And finally, W. Lockhart, late B.A. of Oxford, in the Toronto (Cath.) Mirror, offered the following “challenge” to all the Protestants of Ireland; a challenge as well calculated for this latitude as that.  He says:—­

“I do, therefore, solemnly challenge the Protestants of Ireland to prove, by plain texts of Scripture, the questions concerning the obligation of the Christian Sabbath. 1.  That Christians may work on Saturday, the old seventh day. 2.  That they are bound to keep holy the first day, namely, Sunday. 3.  That they are not bound to keep holy the seventh day also.”

This is what the papal power claims to have done respecting the fourth commandment.  Catholics plainly acknowledge that there is no scriptural authority for the change they have made, but that it rests wholly upon the authority of the church; and they claim it has a token or mark of the authority of that church; the “very act of changing the Sabbath into Sunday” being set forth as proof of its power in this respect.  For further testimony on this point, the reader is referred to a tract published at the Review Office, Battle Creek, Mich., entitled, “Who Changed the Sabbath?” in which are also extracts from Catholic writers, refuting the arguments usually relied upon to prove the Sunday Sabbath, and showing that its only authority is the Catholic church.

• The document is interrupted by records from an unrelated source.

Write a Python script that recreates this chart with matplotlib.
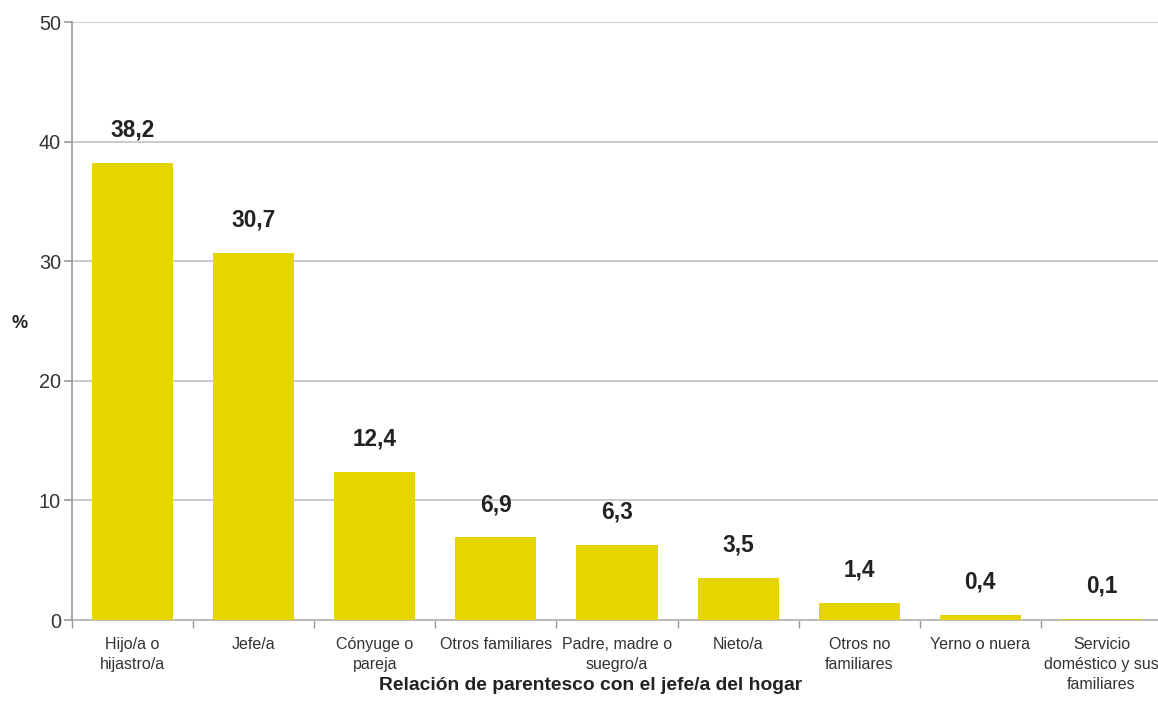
import matplotlib.pyplot as plt
import numpy as np
from matplotlib.ticker import FixedLocator

plt.rcParams['font.family'] = ['Liberation Sans', 'DejaVu Sans']

# Distribución por relación de parentesco con el jefe/a del hogar
categorias = [
    "Hijo/a o\nhijastro/a",
    "Jefe/a",
    "Cónyuge o\npareja",
    "Otros familiares",
    "Padre, madre o\nsuegro/a",
    "Nieto/a",
    "Otros no\nfamiliares",
    "Yerno o nuera",
    "Servicio\ndoméstico y sus\nfamiliares",
]
porcentajes = [38.2, 30.7, 12.4, 6.9, 6.3, 3.5, 1.4, 0.4, 0.1]
yticks = [0, 10, 20, 30, 40, 50]

bar_color = "#E6D600"
grid_color = "#BDBDBD"
text_color = "#333333"

fig = plt.figure(figsize=(11.58, 7.22), dpi=100)
ax = fig.add_axes([72 / 1158, 1 - 620 / 722, 1090 / 1158, 598 / 722])

x = np.arange(len(categorias))
ax.bar(x, porcentajes, width=0.67, color=bar_color, zorder=3)

for xi, v in zip(x, porcentajes):
    ax.annotate(f"{v:.1f}".replace(".", ","), (xi, v), xytext=(0, 19),
                textcoords="offset points", ha="center", va="baseline",
                fontsize=16.3, fontweight="bold", color="#222222")

ax.set_xlim(-0.5, len(categorias) - 0.5)
ax.set_ylim(0, 50)
ax.set_yticks(yticks)
ax.yaxis.grid(True, color=grid_color, linewidth=1.1, zorder=0)

ax.set_xticks(x)
ax.set_xticklabels(categorias, fontsize=11.5, color=text_color, linespacing=1.45)
ax.xaxis.set_minor_locator(FixedLocator(np.arange(-0.5, len(categorias), 1.0)))
ax.tick_params(axis="x", which="major", length=0, pad=12)
ax.tick_params(axis="x", which="minor", length=6, width=1, color="#999999")
ax.tick_params(axis="y", length=6, width=1.2, color="#999999",
               labelsize=14.3, labelcolor=text_color, pad=2)

for side in ("top", "right"):
    ax.spines[side].set_visible(False)
ax.spines["left"].set_color("#999999")
ax.spines["bottom"].set_color("#BBBBBB")
ax.spines["left"].set_linewidth(1.2)
ax.spines["bottom"].set_linewidth(1.5)
ax.spines["bottom"].set_zorder(2)

fig.text(20 / 1158, 1 - 323 / 722, "%", ha="center", va="center",
         fontsize=13, fontweight="bold", color="#222222")
fig.text(591 / 1158, 1 - 686 / 722, "Relación de parentesco con el jefe/a del hogar",
         ha="center", va="center", fontsize=13.9, fontweight="bold", color="#222222")

fig.savefig("out.png", dpi=100)
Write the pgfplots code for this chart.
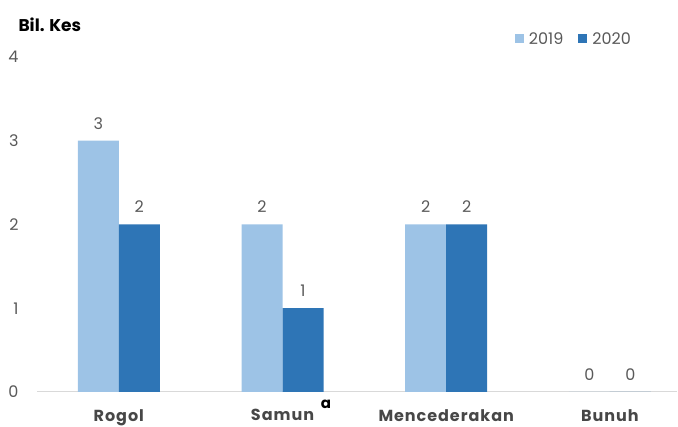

“But,” says one, “I supposed that Christ changed the Sabbath.”  A great many suppose so; and it is natural that they should; for they have been so taught.  And while we have no words of denunciation to utter against any such for so believing, we would have them at once understand that it is, in reality, one of the most enormous of all errors.  We would therefore remind such persons that, according to the prophecy, the only change ever to be made in the law of God, was to be made by the little horn of Dan. 7, and the man of sin of 2 Thess. 2; and the only change that has been made in it, is the change of the Sabbath.  Now, if Christ made this change, he filled the office of the blasphemous power spoken of by both Daniel and Paul—­a conclusion sufficiently hideous to drive any Christian from the view which leads thereto.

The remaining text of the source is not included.